I would never call the American people “naïve” for believing that a politician would follow through on the promises made while on the campaign trail. But they are often pleasantly surprised when one of those politicians actually believes he should make good on commitments to voters.
The 2010 Republican campaign platform, known as “The Pledge to America,” contained many laudable and worthwhile goals, including promises to cut $100 billion of spending in the first year of a Republican majority, renew transparency and openness in the law-making process, and stop permanently all job-killing tax hikes.
The promised cuts never happened. In fact, Congress committed to spending more in Fiscal Year 2012 than it had in Fiscal Year 2011. And this Congress took out another $2.1 trillion in debt to be repaid by future generations. Sure, requirements to reduce spending were included in the overall package, but to this date, nothing has been cut. To make matters worse, efforts are underway to delay or cancel these planned cuts before they even take place.
Sunlight shined for a few months—notably during the lengthy floor debate and open amendment process for H.R. 1—but disappeared soon thereafter. The 72-hour rule, a commitment to give the public three days to examine bills before considering them, was set aside for some of the most expensive pieces of legislation, including the December 2011 “megabus.”

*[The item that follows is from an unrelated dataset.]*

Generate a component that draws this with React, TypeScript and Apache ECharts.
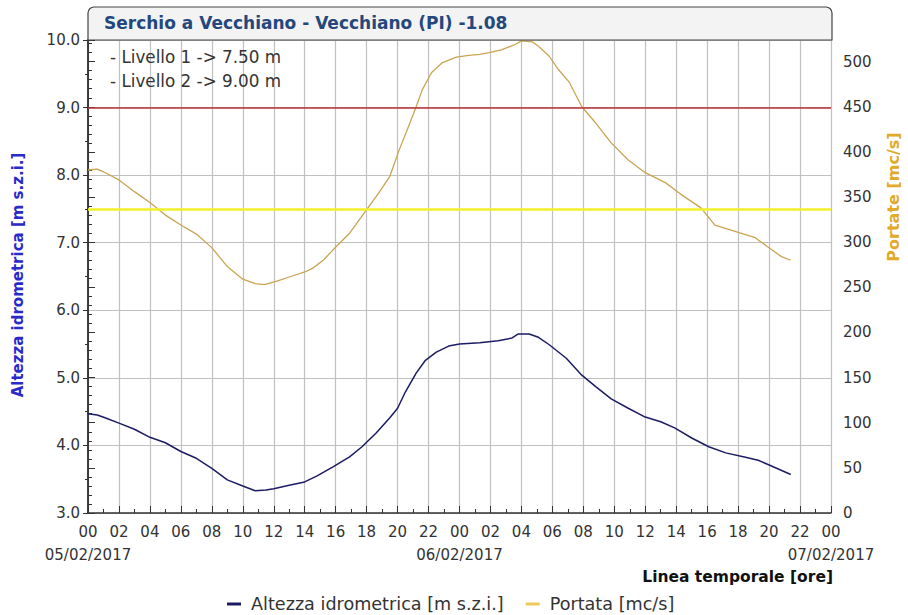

When it comes to tax reform, Republicans still have a chance to make good on their promise. But the clock is ticking. The U.S. now suffers from the highest corporate tax rate in the world, coupled with the looming expiration of the Bush-Obama tax cuts at the end of this year, when income, capital gains, and death taxes will all increase. On top of that, the Social Security tax holiday expires at the end of December. And we cannot forget about non-tax issues coming in the next few months: the debt ceiling will be breached again, and it is unlikely a budget will be in place for the fiscal year beginning October 1.
When the House passed the “Path to Prosperity” budget drafted by my colleague, Rep. Paul Ryan, “tax reform” was included, but in name only. The bill lacked a provision that would have required a later House vote on such reform, which meant that its proposal was merely a few words on a page. For that reason, I was one of two Republicans on the Budget Committee who opposed the Ryan budget in committee, and one of ten House Republicans to oppose it on the floor.
No doubt Ryan deserves praise and recognition for his willingness to offer a bold budget. Finally someone in Washington is talking about the fiscal crisis that is already bad, and about to get worse as a result of out-of-control entitlement spending. Unfortunately, he is up against establishment forces that prefer not to rock the boat, and hope that things will just quiet down until after the election.
While many in Washington talk about the need for comprehensive tax reform to provide some much-needed “certainty,” there is not a plan—let alone any action—for turning this talk into reality. Soon enough, December will roll around, and a lame-duck Congress (and, hopefully, a lame-duck President) will have to sort out the mess with little political incentive to make bold changes.
One way to avoid the end-of-year looming tax hikes is to make permanent the Bush-Obama tax cuts. I have introduced The American Opportunity and Freedom Act (H.R. 3804) to ensure income and capital gains taxes remain at the rates families have enjoyed for the past decade. This legislation repeals the death tax and alternative minimum tax, and prevents the Obamacare taxes from going into effect in 2014.
It is to the political advantage of Republicans to push for comprehensive tax reform now, not after the election. After all, it is one of the few remaining opportunities to fulfill a promise made to voters just two years ago. Let’s gratify some, astonish the rest, and get tax reform done once and for all.